BROOKLYN — It was 4:16 a.m. on July 1, free agency’s witching hour, when Kevin Durant, Kyrie Irving and DeAndre Jordan made their decision. Intent on joining forces and given several options, with the smell of cap space still fresh from coast to coast, the three free agents conferenced over FaceTime, Durant and Irving from the East Coast and Jordan three hours behind in Los Angeles. That call would shift the landscape of the NBA, with Brooklyn the eventual destination—and it brought all three players together in the public sphere for the first time Friday, as the Nets held a crowded media day at their facility in Sunset Park. But as the star trio took turns at the podium, each asked about this summer’s revelatory moment, the matter took on a surprising air of been-there-done-that.

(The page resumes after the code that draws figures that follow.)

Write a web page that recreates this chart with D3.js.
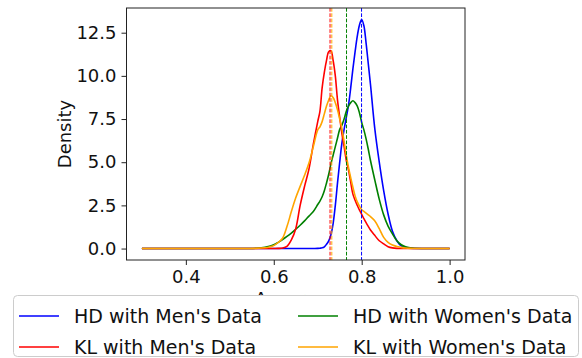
<!DOCTYPE html>
<html><head><meta charset="utf-8">
<script src="https://cdn.jsdelivr.net/npm/d3@7/dist/d3.min.js"></script>
<style>body{margin:0;background:#fff}svg{display:block}</style>
</head><body><svg id="c" width="582" height="358"></svg>
<script>
const accuracy = [0.30,0.40,0.50,0.54,0.56,0.58,0.59,0.60,0.61,0.62,0.63,0.64,0.65,0.66,0.67,0.68,0.69,0.70,
  0.705,0.71,0.715,0.72,0.725,0.73,0.735,0.74,0.745,0.75,0.755,0.76,0.765,0.77,0.775,0.78,0.785,0.79,0.795,0.80,0.805,0.81,0.815,0.82,
  0.83,0.84,0.85,0.86,0.87,0.88,0.89,0.90,0.91,0.92,0.94,0.96,1.00];
const hdMen = [0,0,0,0,0,0,0,0,0,0,0,0,0,0,0,0,0.005,0.01,
  0.02,0.04,0.1,0.25,0.45,0.8,1.45,2.5,3.8,5.0,6.1,6.9,7.6,8.3,9.3,10.4,11.4,12.3,12.95,13.26,12.9,11.9,10.7,9.5,
  6.9,5.0,3.35,2.0,1.0,0.45,0.15,0.05,0.015,0.005,0,0,0];
const hdWomen = [0,0,0,0.005,0.02,0.07,0.13,0.22,0.36,0.52,0.7,0.9,1.12,1.35,1.6,1.88,2.15,2.55,
  2.75,3.0,3.35,3.8,4.3,4.9,5.4,5.9,6.4,6.9,7.15,7.5,7.95,8.25,8.45,8.56,8.45,8.25,7.85,7.3,6.87,6.35,5.75,5.1,
  3.95,2.85,1.95,1.3,0.85,0.45,0.22,0.1,0.04,0.015,0.003,0,0];
const klMen = [0,0,0,0,0,0,0,0.005,0.01,0.03,0.13,0.5,1.15,2.5,3.6,4.6,6.05,7.35,
  7.95,9.3,10.2,10.9,11.4,11.45,10.9,10.0,8.6,7.6,6.65,5.9,5.1,4.55,3.85,3.15,2.8,2.5,2.22,1.98,1.73,1.5,1.28,1.07,
  0.75,0.45,0.27,0.11,0.04,0.01,0,0,0,0,0,0,0];
const klWomen = [0,0,0,0.005,0.01,0.045,0.09,0.17,0.35,0.6,1.27,2.14,2.94,3.6,4.24,4.95,5.9,6.87,
  7.05,7.35,7.8,8.25,8.6,8.85,8.75,8.45,8.03,7.5,6.95,6.2,5.4,4.7,4.1,3.55,3.05,2.7,2.45,2.25,2.15,2.05,1.95,1.85,
  1.6,1.15,0.65,0.36,0.2,0.12,0.07,0.03,0.01,0.005,0,0,0];
const seriesNames = ["HD with Men's Data","HD with Women's Data","KL with Men's Data","KL with Women's Data"];
const seriesColors = ["blue","green","red","orange"];
const seriesValues = [hdMen, hdWomen, klMen, klWomen];
const seriesMeans = [0.7997, 0.7655, 0.728, 0.732];
const xTicks = [0.4,0.6,0.8,1.0];
const yTicks = [0,2.5,5,7.5,10,12.5];
const xLabel = "Accuracy", yLabel = "Density";

const svg = d3.select("#c");
const L = 126.5, R = 465, T = 8, B = 260;
const x = d3.scaleLinear().domain([0.265,1.035]).range([L,R]);
const y = d3.scaleLinear().domain([-0.663,13.93]).range([B,T]);
const font = "DejaVu Sans, sans-serif";

svg.append("clipPath").attr("id","pc").append("rect")
  .attr("x",L).attr("y",T).attr("width",R-L).attr("height",B-T);
const g = svg.append("g").attr("clip-path","url(#pc)");

const line = d3.line().x(d=>x(d[0])).y(d=>y(d[1])).curve(d3.curveCatmullRom.alpha(0.5));
seriesValues.forEach((vals,i)=>{
  g.append("path").datum(accuracy.map((a,j)=>[a,vals[j]]))
   .attr("d",line).attr("fill","none").attr("stroke",seriesColors[i]).attr("stroke-width",1.6)
   .attr("stroke-linejoin","round");
});
seriesMeans.forEach((m,i)=>{
  g.append("line").attr("x1",x(m)).attr("x2",x(m)).attr("y1",T).attr("y2",B)
   .attr("stroke",seriesColors[i]).attr("stroke-width",1).attr("stroke-dasharray","3.7,1.6");
});

svg.append("rect").attr("x",L).attr("y",T).attr("width",R-L).attr("height",B-T)
  .attr("fill","none").attr("stroke","#222").attr("stroke-width",1);

const xa = svg.append("g").attr("transform",`translate(0,${B})`)
  .call(d3.axisBottom(x).tickValues(xTicks).tickFormat(d3.format(".1f")).tickSize(5).tickPadding(5));
const ya = svg.append("g").attr("transform",`translate(${L},0)`)
  .call(d3.axisLeft(y).tickValues(yTicks).tickFormat(d3.format(".1f")).tickSize(5).tickPadding(5));
[xa,ya].forEach(a=>{
  a.select(".domain").remove();
  a.selectAll("line").attr("stroke","#222");
  a.selectAll("text").attr("font-family",font).attr("font-size",18).attr("fill","#111");
});

svg.append("text").attr("x",(L+R)/2).attr("y",305).attr("text-anchor","middle")
  .attr("font-family",font).attr("font-size",18).attr("fill","#111").text(xLabel);
svg.append("text").attr("transform",`translate(71,${(T+B)/2}) rotate(-90)`).attr("text-anchor","middle")
  .attr("font-family",font).attr("font-size",18).attr("fill","#111").text(yLabel);

// legend
const lg = svg.append("g");
lg.append("rect").attr("x",13.5).attr("y",295.5).attr("width",565).attr("height",61).attr("rx",4)
  .attr("fill","white").attr("stroke","#ccc");
const order = [0,2,1,3];
order.forEach((si,k)=>{
  const col = Math.floor(k/2), row = k%2;
  const hx = col===0 ? 19 : 298, tx = col===0 ? 74 : 353;
  const cy = row===0 ? 316 : 347;
  lg.append("line").attr("x1",hx).attr("x2",hx+40).attr("y1",cy).attr("y2",cy)
    .attr("stroke",seriesColors[si]).attr("stroke-width",1.6);
  lg.append("text").attr("x",tx).attr("y",cy).attr("dy","0.35em")
    .attr("font-family",font).attr("font-size",19).attr("fill","#111").text(seriesNames[si]);
});
</script></body></html>
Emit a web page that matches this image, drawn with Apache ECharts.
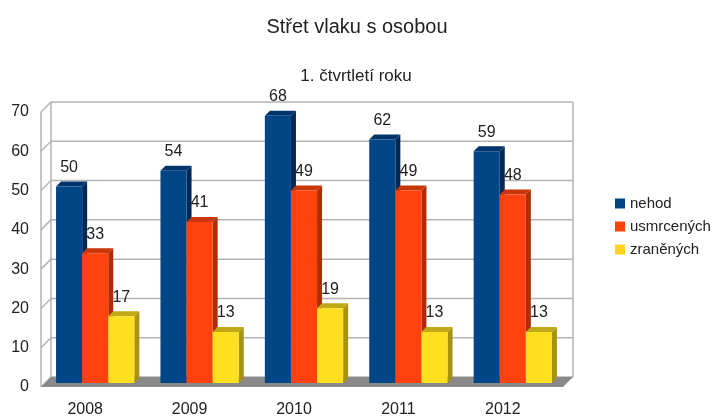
<!DOCTYPE html>
<html>
<head>
<meta charset="utf-8">
<script src="https://cdn.jsdelivr.net/npm/echarts@6/dist/echarts.min.js"></script>
<style>
  html, body { margin: 0; padding: 0; background: #fff; }
  #chart { width: 715px; height: 418px; }
</style>
</head>
<body>
<div id="chart"></div>
<script>
var years = ['2008', '2009', '2010', '2011', '2012'];
var nehod = [50, 54, 68, 62, 59];
var usmrcenych = [33, 41, 49, 49, 48];
var zranenych = [17, 13, 19, 13, 13];
var yTicks = [0, 10, 20, 30, 40, 50, 60, 70];

var FONT = 'Liberation Sans';
var DEPTH = 10;      // hloubka 3D rámu
var CAP = 5;         // hloubka sloupce

// sloupec s bokem a vrškem
function barRenderer(idx, front, side, top) {
  return function (params, api) {
    var band = api.size([1, 0])[0];
    var w = band * 0.25;
    var base = api.coord([api.value(0), 0]);
    var tip = api.coord([api.value(0), api.value(1)]);
    var x0 = base[0] + 2 + (idx - 1.5) * w;
    var x1 = x0 + w;
    var yb = base[1] - 4;
    var yt = tip[1] - 4;
    return {
      type: 'group',
      children: [
        { type: 'polygon', shape: { points: [[x1, yt], [x1 + CAP, yt - CAP], [x1 + CAP, yb - CAP], [x1, yb]] },
          style: { fill: side } },
        { type: 'polygon', shape: { points: [[x0, yt], [x0 + CAP, yt - CAP], [x1 + CAP, yt - CAP], [x1, yt]] },
          style: { fill: top } },
        { type: 'rect', shape: { x: x0, y: yt, width: w, height: yb - yt },
          style: { fill: front } },
        { type: 'text', x: (x0 + x1) / 2, y: yt - 19,
          style: { text: String(api.value(1)), fill: '#222', font: '16px "' + FONT + '"',
                   align: 'center', verticalAlign: 'middle' } }
      ]
    };
  };
}

// zadní stěna, levá stěna a podlaha
function frameRenderer(params, api) {
  var cs = params.coordSys;
  var v = api.value(1);
  var y = api.coord([0, v])[1];
  var left = cs.x, right = cs.x + cs.width, bottom = cs.y + cs.height, topY = cs.y;
  var line = { stroke: '#b3b3b3', lineWidth: 1.5 };
  var kids = [
    { type: 'line', shape: { x1: left, y1: y, x2: left + DEPTH, y2: y - DEPTH }, style: line },
    { type: 'line', shape: { x1: left + DEPTH, y1: y - DEPTH, x2: right + DEPTH, y2: y - DEPTH }, style: line }
  ];
  if (v === 0) {
    kids.push({ type: 'polygon',
      shape: { points: [[left, bottom], [left + DEPTH, bottom - DEPTH], [right + DEPTH, bottom - DEPTH], [right, bottom]] },
      style: { fill: '#8a8a8a' } });
    kids.push({ type: 'line', shape: { x1: left + DEPTH, y1: topY - DEPTH, x2: left + DEPTH, y2: bottom - DEPTH }, style: line });
    kids.push({ type: 'line', shape: { x1: right + DEPTH, y1: topY - DEPTH, x2: right + DEPTH, y2: bottom - DEPTH }, style: line });
    kids.push({ type: 'line', shape: { x1: left, y1: topY, x2: left, y2: bottom }, style: line });
  }
  return { type: 'group', children: kids };
}

var chart = echarts.init(document.getElementById('chart'));
var option = {
  animation: false,
  textStyle: { fontFamily: FONT },
  title: [
    { text: 'Střet vlaku s osobou', left: 352, top: 12, textAlign: 'center',
      textStyle: { fontSize: 20, fontWeight: 'normal', color: '#222' } },
    { text: '1. čtvrtletí roku', left: 351, top: 63, textAlign: 'center',
      textStyle: { fontSize: 17, fontWeight: 'normal', color: '#222' } }
  ],
  legend: {
    orient: 'vertical',
    left: 610, top: 191,
    itemWidth: 10, itemHeight: 10, itemGap: 8,
    icon: 'rect',
    data: ['nehod', 'usmrcených', 'zraněných'],
    textStyle: { fontSize: 15, color: '#222', lineHeight: 14 }
  },
  grid: { left: 41, right: 152, top: 112, bottom: 30 },
  xAxis: {
    type: 'category',
    data: years,
    axisLine: { show: false },
    axisTick: { show: false },
    axisLabel: { fontSize: 16, color: '#222', margin: 15, padding: [0, 16, 0, 0] }
  },
  yAxis: {
    type: 'value',
    min: 0, max: 70, interval: 10,
    axisLine: { show: false },
    axisTick: { show: false },
    splitLine: { show: false },
    axisLabel: { fontSize: 16, color: '#222', margin: 12 }
  },
  series: [
    { name: 'frame', type: 'custom', z: 1, silent: true,
      data: yTicks.map(function (v) { return [0, v]; }),
      renderItem: frameRenderer },
    { name: 'nehod', type: 'custom', z: 2, itemStyle: { color: '#004586' },
      data: nehod.map(function (v, i) { return [i, v]; }),
      renderItem: barRenderer(0, '#004586', '#002a55', '#00356b') },
    { name: 'usmrcených', type: 'custom', z: 2, itemStyle: { color: '#ff420e' },
      data: usmrcenych.map(function (v, i) { return [i, v]; }),
      renderItem: barRenderer(1, '#ff420e', '#b02c06', '#c8360a') },
    { name: 'zraněných', type: 'custom', z: 2, itemStyle: { color: '#ffd320' },
      data: zranenych.map(function (v, i) { return [i, v]; }),
      renderItem: barRenderer(2, '#ffe020', '#a89212', '#c0a818') }
  ]
};
chart.setOption(option);
</script>
</body>
</html>
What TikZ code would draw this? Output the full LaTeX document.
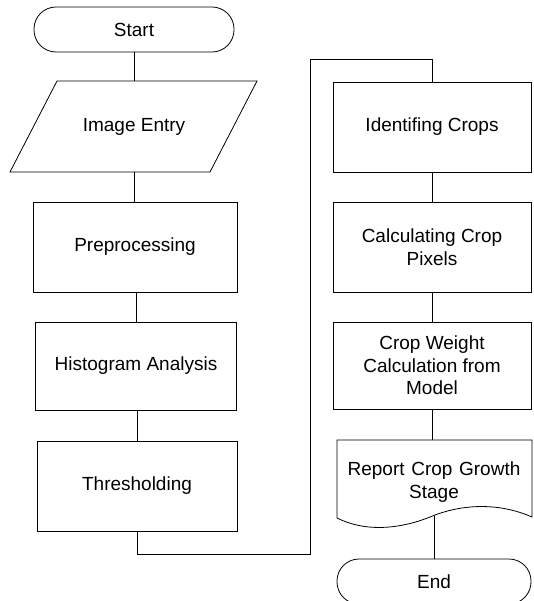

“I mean, it wasn’t as exciting as being locked in my house a few years ago,” Jordan noted. “We just kind of did it, man. It wasn’t anything special. It was just us coming together.” Objectively, it was the opposite of the now-historic online abduction the Clippers executed to retain his services some years back. Here were free agents—two of them max-level talents, one notably less so—taking control of their careers, packaging themselves together, picking a team, and moving forward. “They were begging me to come,” Jordan added, dryly, with a hard roll of his eyes.
The decision itself had several mitigating factors. Durant, of course, was facing extensive rehab for the Achilles injury that ended his Finals as a member of the Warriors, and was ready for a change of pace. Irving, coming off a trying year in Boston, had done some soul-searching, a matter he spoke candidly about on Friday. Jordan, who’d long been close with both players, was along for the ride.
“We just had to be honest with each other. That morning, the morning of free agency, we still had no idea what we were doing,” Irving explained. “We didn’t know the rules, what the things were going forward to make it happen, we just want to care for one another in a way where we can build for the next four years and on. We want to build our careers together, we want to do this as a team. And what better place to do it than Brooklyn, with all these guys who had worked their tails off?”
Those guys—Spencer Dinwiddie, Caris LeVert, Joe Harris, Jarrett Allen, along with D’Angelo Russell, who would later be signed-and-traded back to Golden State for Durant—formed the core of a 42-win team that had evolved together organically. Irving and Durant had taken notice, forming relationships with Dinwiddie and LeVert, respectively, over the past couple years. On Friday, those players lined the room around the new trio of stars, all optimistic about new expectations. “As a team we still have the same mindset, same principles, same goals,” LeVert emphasized. “We’re still a gritty team, selfless, a team who likes to scrap. Our identity’s not going to change.”
“It was easy to see what these guys brought to the table. It’s not like I had to do any deep analysis on any player,” Durant said. He did admit to doing extensive YouTube research on Kenny Atkinson’s mannerisms and schemes, and feeling at ease about what he’d be walking into despite having never had a conversation with the coach. “I thought about it for a couple seconds, how my life would look in all those [other] places, and ultimately I wanted to be here.”
As is the case on any media day in any corner of the league, there’s a vast difference between talking points and actual execution, and points of discussion varied. Irving talked at length about his mindset, appearing visibly refreshed, and attempting to explain away what he deemed a personal leadership failure in Boston. At one point, Durant called Irving his best friend, though on whole his responses were more measured and often curt—understandable given the fact he may be an entire year away from game action, as general manager Sean Marks emphasized earlier in the week.
While big-picture playoff talk ought to be tempered until his return, there’s little question that the organization expects progression and results. Atkinson reiterated that there’s no intention to stray from the workmanlike attitude that moved Brooklyn to this particular competitive precipice. But as laid-back as the vibe might seem, Durant or no Durant, it’s obvious the stakes have shifted. “We don’t want to wait,” Jordan said. “We want to go now. This isn’t a practice season or a trial season. We want to go. And I think any other player here will tell you the same thing.”